Dear President-Elect Barack Obama,
I know you have a lot on your plate: the economy, health care, two wars. Those are important tasks. But I don't want you and your staff to overlook the reform needed in our nation's criminal justice system.
It's been more than 40 years since President Johnson created the last federal commission to look into our justice system and recommend improvements. At the time, I was a beat cop in Minneapolis, following a stint in the Marines.
I heard that the commission's report focused on educating police to function in our complex society. I also learned that tuition grants were available for police officers like me who wanted to get a college education. I jumped at the chance, and so did many of my colleagues.
We organized a group called the "college cops" to pursue the goal of police reform. We realized that too many drunks, thieves, bullies and incompetents were wearing the same uniform we did. We began to speak out about the need for higher hiring standards.
It became clear to us that we needed to change our responses to civil rights "sit-ins" and anti-war protests. We looked at our leaders and thought we could do a better job. Over time, some of us got the chance to prove it.
In 1972, after I became Madison's chief of police, I implemented the four-year college degree requirement recommended by Johnson's commission. Our hiring posters proclaimed, "Join the Other Peace Corps!" I experimented with different policing styles and approaches to crowd control, neighborhood policing and even instituted a "non-military"-style police uniform.
My goal was to re-envision the role of police. I wanted my officers to be vitally connected to and work with the people in the neighborhoods they were privileged to serve. I wanted them to be constitutional officers - defenders of our Bill of Rights - and even community organizers.
I left the Madison Police Department in 1993, after more than 20 years as chief. Now most of the people I brought on board have, like me, retired. I don't see many police leaders with the same commitment to democratic policing and experimentation that we had. And that makes me sad.
Much of this owes to that fateful day in September 2001, when fear came down on the nation and its police.
When that happened, many of our police leaders forgot about their role in defending the Constitution. In their fear, some willingly engaged in illegal surveillances, went along with "free speech" zones, and looked the other way when their officers overreacted.

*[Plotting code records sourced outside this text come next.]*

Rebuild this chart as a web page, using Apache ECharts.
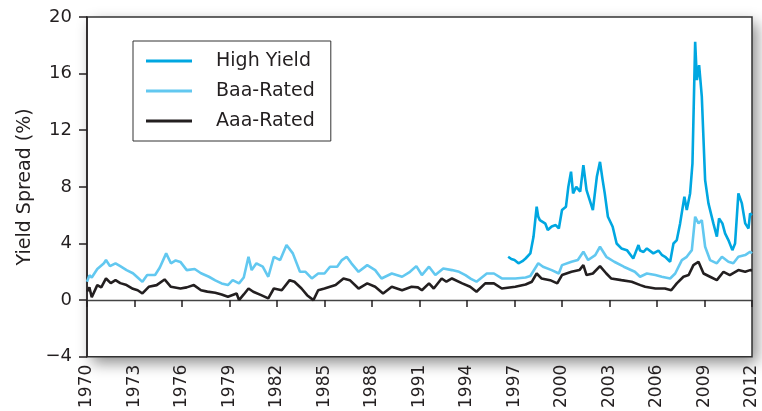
<!DOCTYPE html>
<html><head><meta charset="utf-8">
<script src="https://cdn.jsdelivr.net/npm/echarts@6/dist/echarts.min.js"></script>
<style>html,body{margin:0;padding:0;background:#fff}#c{width:762px;height:411px}</style>
</head><body><div id="c"></div>
<script>
const xTickYears = [1970,1973,1976,1979,1982,1985,1988,1991,1994,1997,2000,2003,2006,2009,2012];
const yTicks = [-4,0,4,8,12,16,20];
const seriesNames = ['High Yield','Baa-Rated','Aaa-Rated'];

const highYield = [
[1996.6,3.06],[1996.8,2.9],[1997.0,2.83],[1997.25,2.6],[1997.5,2.75],[1997.7,2.94],[1998.0,3.3],[1998.2,4.47],[1998.4,6.6],[1998.5,5.9],[1998.6,5.65],
[1998.95,5.4],[1999.1,4.95],[1999.35,5.2],[1999.6,5.3],[1999.8,5.06],[2000.0,6.36],[2000.25,6.6],[2000.4,8.0],[2000.57,9.07],
[2000.7,7.54],[2000.9,8.0],[2001.15,7.66],[2001.35,9.54],[2001.55,7.77],[2001.75,7.07],[2001.95,6.36],[2002.2,8.71],
[2002.4,9.77],[2002.55,8.6],[2002.7,7.54],[2002.9,5.89],[2003.2,5.18],[2003.45,4.0],[2003.75,3.65],[2004.1,3.53],[2004.5,2.94],
[2004.62,2.83],[2004.83,3.89],[2004.93,3.5],[2005.15,3.4],[2005.36,3.65],[2005.77,3.3],[2006.09,3.5],[2006.3,3.2],[2006.51,3.06],[2006.83,2.71],
[2007.04,4.0],[2007.25,4.24],[2007.46,5.42],[2007.73,7.3],[2007.88,6.36],[2008.09,7.54],[2008.24,9.66],[2008.41,18.25],
[2008.52,15.55],[2008.66,16.6],[2008.83,14.37],[2009.04,8.48],[2009.25,6.83],[2009.56,5.42],[2009.78,4.48],[2009.92,5.77],
[2010.13,5.42],[2010.3,4.71],[2010.51,4.24],[2010.76,3.53],[2010.93,4.0],[2011.14,7.54],[2011.36,6.83],[2011.57,5.42],
[2011.78,5.06],[2011.88,6.12],[2012.0,6.0]
];

const baaRated = [
[1970.0,1.3],[1970.15,1.75],[1970.3,1.6],[1970.65,2.2],[1971.07,2.6],[1971.2,2.83],[1971.45,2.4],[1971.8,2.6],[1972.1,2.4],
[1972.5,2.12],[1972.9,1.9],[1973.2,1.6],[1973.5,1.29],[1973.8,1.77],[1974.3,1.77],[1974.6,2.3],[1975.0,3.3],
[1975.3,2.6],[1975.6,2.8],[1975.9,2.7],[1976.3,2.12],[1976.8,2.2],[1977.2,1.9],[1977.7,1.65],[1978.1,1.4],
[1978.5,1.18],[1978.9,1.06],[1979.2,1.41],[1979.6,1.18],[1979.9,1.6],[1980.2,3.06],[1980.4,2.12],[1980.7,2.6],
[1981.1,2.36],[1981.45,1.65],[1981.8,3.06],[1982.2,2.83],[1982.6,3.89],[1983.0,3.3],[1983.45,2.0],[1983.8,2.0],
[1984.2,1.53],[1984.6,1.88],[1985.0,1.88],[1985.35,2.36],[1985.8,2.36],[1986.1,2.83],[1986.4,3.06],[1986.7,2.6],
[1987.15,2.0],[1987.7,2.47],[1988.2,2.12],[1988.6,1.53],[1989.25,1.88],[1989.9,1.65],[1990.4,2.0],[1990.8,2.4],
[1991.15,1.77],[1991.6,2.36],[1992.0,1.77],[1992.5,2.24],[1993.05,2.12],[1993.5,2.0],[1993.9,1.77],[1994.25,1.5],
[1994.6,1.3],[1995.25,1.88],[1995.7,1.88],[1996.2,1.53],[1997.05,1.53],[1997.7,1.6],[1998.0,1.7],[1998.5,2.6],
[1998.8,2.36],[1999.35,2.12],[1999.8,1.88],[2000.0,2.47],[2000.6,2.71],[2001.0,2.83],[2001.35,3.42],[2001.65,2.83],
[2002.1,3.18],[2002.4,3.77],[2002.8,3.06],[2003.3,2.71],[2003.9,2.36],[2004.6,2.0],[2004.93,1.65],[2005.36,1.88],
[2005.9,1.77],[2006.3,1.65],[2006.83,1.53],[2007.15,1.88],[2007.57,2.83],[2007.88,3.06],[2008.2,3.53],[2008.41,5.89],
[2008.62,5.42],[2008.83,5.65],[2009.04,3.77],[2009.35,2.83],[2009.78,2.6],[2010.1,3.06],[2010.51,2.71],[2010.82,2.6],
[2011.14,3.06],[2011.57,3.18],[2011.88,3.42],[2012.0,3.3]
];

const aaaRated = [
[1970.0,0.6],[1970.15,0.9],[1970.3,0.2],[1970.65,1.06],[1970.9,0.9],[1971.2,1.53],[1971.5,1.2],[1971.8,1.41],
[1972.1,1.2],[1972.5,1.06],[1972.9,0.8],[1973.2,0.7],[1973.5,0.47],[1973.9,0.94],[1974.4,1.06],[1974.9,1.46],
[1975.3,0.94],[1975.9,0.82],[1976.3,0.9],[1976.75,1.06],[1977.2,0.7],[1977.6,0.6],[1978.1,0.52],[1978.5,0.4],
[1978.9,0.24],[1979.45,0.47],[1979.6,0.0],[1979.9,0.4],[1980.2,0.82],[1980.5,0.59],[1981.0,0.35],[1981.45,0.12],
[1981.8,0.82],[1982.3,0.7],[1982.8,1.41],[1983.1,1.3],[1983.55,0.82],[1983.9,0.35],[1984.3,0.0],[1984.6,0.7],
[1985.0,0.82],[1985.7,1.06],[1986.2,1.53],[1986.6,1.41],[1987.15,0.82],[1987.7,1.18],[1988.2,0.94],[1988.7,0.47],
[1989.25,0.94],[1989.9,0.7],[1990.5,0.94],[1990.9,0.9],[1991.15,0.7],[1991.6,1.18],[1991.9,0.82],[1992.4,1.53],
[1992.7,1.3],[1993.05,1.53],[1993.7,1.18],[1994.2,0.94],[1994.6,0.59],[1995.15,1.18],[1995.7,1.18],[1996.2,0.82],
[1997.05,0.94],[1997.7,1.1],[1998.1,1.3],[1998.4,1.88],[1998.7,1.53],[1999.25,1.41],[1999.7,1.18],[2000.0,1.77],
[2000.6,2.0],[2001.1,2.12],[2001.35,2.47],[2001.55,1.77],[2001.95,1.88],[2002.4,2.4],[2002.8,1.88],[2003.1,1.53],
[2003.75,1.41],[2004.4,1.3],[2004.95,1.06],[2005.25,0.94],[2005.9,0.82],[2006.5,0.82],[2006.9,0.7],[2007.25,1.18],
[2007.67,1.65],[2008.0,1.77],[2008.3,2.47],[2008.62,2.71],[2008.94,1.88],[2009.35,1.65],[2009.78,1.41],[2010.2,2.0],
[2010.6,1.77],[2011.14,2.12],[2011.57,2.0],[2011.88,2.12],[2012.0,2.1]
];

const colors = ['#00a7e1','#62c8f0','#231f20'];
const FONT = 'DejaVu Sans';
const TXT = '#231f20';
const G = { left: 87, right: 10, top: 17, bottom: 54 };
const W = 762, H = 411;

const chart = echarts.init(document.getElementById('c'), null, {renderer:'canvas'});
chart.setOption({
  animation: false,
  backgroundColor: '#fff',
  graphic: [{
    type: 'rect', z: -10, silent: true,
    shape: { x: G.left, y: G.top, width: W - G.left - G.right, height: H - G.top - G.bottom },
    style: { fill: '#fff', shadowColor: 'rgba(0,0,0,0.45)', shadowBlur: 14, shadowOffsetX: 5, shadowOffsetY: 6 }
  }],
  grid: {
    left: G.left, right: G.right, top: G.top, bottom: G.bottom,
    show: true, backgroundColor: '#fff', borderColor: '#333', borderWidth: 1.5
  },
  legend: {
    data: seriesNames,
    orient: 'vertical',
    left: 133, top: 41,
    padding: [10, 16, 10, 13],
    borderColor: '#333', borderWidth: 1,
    backgroundColor: '#fff',
    icon: 'rect', itemWidth: 46, itemHeight: 3, itemGap: 10,
    textStyle: { fontFamily: FONT, fontSize: 19, color: TXT, lineHeight: 20, padding: [0,0,0,19] }
  },
  xAxis: [
    {
      type: 'value', min: xTickYears[0], max: xTickYears[xTickYears.length-1], interval: 3,
      position: 'bottom',
      axisLine: { show: true, onZero: true, lineStyle: { color: '#444', width: 1.3 } },
      axisTick: { show: true, length: 7, lineStyle: { color: '#231f20', width: 1.5 } },
      axisLabel: { show: false },
      splitLine: { show: false }
    },
    {
      type: 'value', min: xTickYears[0], max: xTickYears[xTickYears.length-1], interval: 3,
      position: 'bottom',
      axisLine: { show: false, onZero: false },
      axisTick: { show: false },
      axisLabel: { show: true, rotate: 90, margin: 8, fontFamily: FONT, fontSize: 17, color: TXT,
        formatter: v => String(v) },
      splitLine: { show: false }
    }
  ],
  yAxis: {
    type: 'value', min: yTicks[0], max: yTicks[yTicks.length-1], interval: 4,
    name: 'Yield Spread (%)', nameLocation: 'middle', nameGap: 52, nameRotate: 90,
    nameTextStyle: { fontFamily: FONT, fontSize: 19, color: TXT },
    axisLine: { show: true, lineStyle: { color: '#231f20', width: 1.5 } },
    axisTick: { show: true, length: 8, lineStyle: { color: '#231f20', width: 1.5 } },
    axisLabel: { margin: 15, fontFamily: FONT, fontSize: 18, color: TXT,
      formatter: v => String(v).replace('-', '\u2212') },
    splitLine: { show: false }
  },
  series: [
    { name: seriesNames[2], type: 'line', data: aaaRated, showSymbol: false, color: colors[2],
      lineStyle: { width: 2.6, color: colors[2] }, z: 3 },
    { name: seriesNames[1], type: 'line', data: baaRated, showSymbol: false, color: colors[1],
      lineStyle: { width: 2.6, color: colors[1] }, z: 4 },
    { name: seriesNames[0], type: 'line', data: highYield, showSymbol: false, color: colors[0],
      lineStyle: { width: 2.6, color: colors[0] }, z: 5 }
  ]
});
</script>
</body></html>
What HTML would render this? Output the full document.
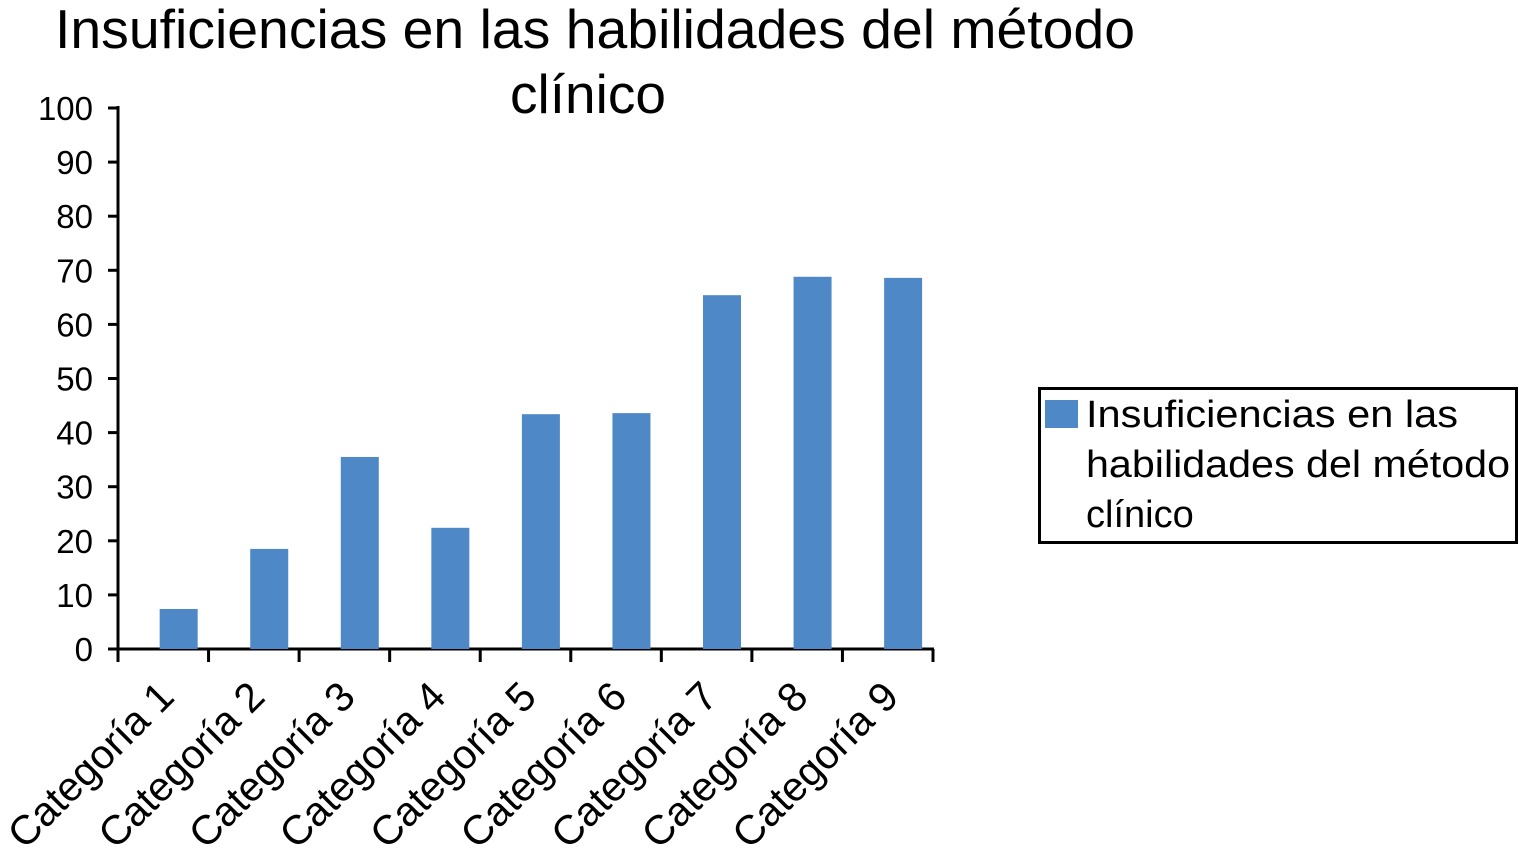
<!DOCTYPE html>
<html><head><meta charset="utf-8"><style>
html,body{margin:0;padding:0;background:#fff}
svg{display:block;font-family:"Liberation Sans",Arial,sans-serif}
</style></head><body>
<svg id="chart" width="1519" height="862" viewBox="0 0 1519 862">
<g>
<text x="595" y="48" font-size="55" text-anchor="middle" textLength="1080" lengthAdjust="spacingAndGlyphs">Insuficiencias en las habilidades del método</text>
<text x="588" y="113" font-size="55" text-anchor="middle">clínico</text>
</g>
<g id="axes"></g>
<g id="bars"></g>
<g>
<rect x="1039.5" y="388.5" width="477" height="154" fill="#fff" stroke="#000" stroke-width="3"/>
<rect x="1045" y="400" width="33" height="28" fill="#4f88c6"/>
<text x="1086" y="427" font-size="38"><tspan x="1086" textLength="372" lengthAdjust="spacingAndGlyphs">Insuficiencias en las</tspan><tspan x="1086" dy="50" textLength="424" lengthAdjust="spacingAndGlyphs">habilidades del método</tspan><tspan x="1086" dy="50">clínico</tspan></text>
</g>
</svg>
<script>
const categories=["Categoría 1","Categoría 2","Categoría 3","Categoría 4","Categoría 5","Categoría 6","Categoría 7","Categoría 8","Categoría 9"];
const values=[7.4,18.5,35.5,22.4,43.4,43.6,65.4,68.8,68.6];
const yTicks=[0,10,20,30,40,50,60,70,80,90,100];
const NS="http://www.w3.org/2000/svg";
const x0=118,x1=933,y0=649,y1=108,yMax=100;
const band=(x1-x0)/categories.length;
const ys=v=>y0-(v/yMax)*(y0-y1);
const xs=i=>x0+band*i;
function mk(t,a,p){const e=document.createElementNS(NS,t);for(const k in a)e.setAttribute(k,a[k]);p.appendChild(e);return e;}
const ax=document.getElementById('axes'),bg=document.getElementById('bars');
const yl=mk('line',{x1:x0,y1:y1-2,x2:x0,y2:y0+1,stroke:'#000','stroke-width':3},ax);


const xl=mk('line',{x1:x0-1,y1:y0,x2:x1+1,y2:y0,stroke:'#000','stroke-width':3},ax);


yTicks.forEach(t=>{
 const y=ys(t);
 mk('line',{x1:x0-10,y1:y,x2:x0,y2:y,stroke:'#000','stroke-width':3},ax);
 const tx=mk('text',{x:93,y:y+12,'font-size':33,'text-anchor':'end'},ax);
 tx.textContent=t;
 
 
});
for(let i=0;i<=categories.length;i++){
 mk('line',{x1:xs(i),y1:y0,x2:xs(i),y2:y0+13,stroke:'#000','stroke-width':3},ax);
}
categories.forEach((c,i)=>{
 const cx=xs(i)+band*0.67;
 const r=mk('rect',{x:cx-19,y:ys(values[i]),width:38,height:y0-ys(values[i]),fill:'#4f88c6'},bg);
 
 
 const lx=xs(i)+band/2;
 const tx=mk('text',{x:0,y:0,'font-size':41,'text-anchor':'end',transform:`translate(${lx+13},${y0+50}) rotate(-45)`},ax);
 tx.textContent=c;
 
 
});
</script>
</body></html>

Police started doing immigration enforcement work, and became faceless paramilitary forces. Billions of Homeland Security dollars have gone to buy military-style equipment for local police departments, not improve the police themselves. We've turned away from community policing and toward the new and ill-defined role of preventing terrorism.
For these and other reasons, Mr. President-Elect, our nation must again deeply and intensively examine its police (along with other elements of the justice system). Police play a vital role in who we are as a nation. We will not have freedom and justice in our courts unless it is first a working value of our police.
Our nation needs men and women who are broadly educated in the liberal arts. They need exposure to history, philosophy, sociology, law, anthropology, psychology, foreign languages and even art. Far too often the standard police "education" curriculum has been designed and taught by cops, in classrooms filled with cops or those who wish to be. This is not education - it is training.
And, yes, police also must be well trained, and well compensated. We will never eliminate corruption in the police ranks solely by imposing external controls and organizing watchdog groups. Instead, it must be done by selecting the best from among us, developing their internal controls, building a strong foundation for ethical and moral behavior and a commitment to the highest ideals of public service.
Sure, police officers need to be crime fighters, but it is not unreasonable to expect that they will also protect our rights, resolve and mediate conflict, and care for us while they enforce the law.
We have a right to expect police to be respectful and courteous, well informed, honest and sparing in their use of force. This builds the trust police need to function effectively in a democracy such as ours.
David Couper, Madison's chief of police from 1972 to 1993, is now a retired Episcopal priest. He currently is working on a book about the need to reform our nation's police.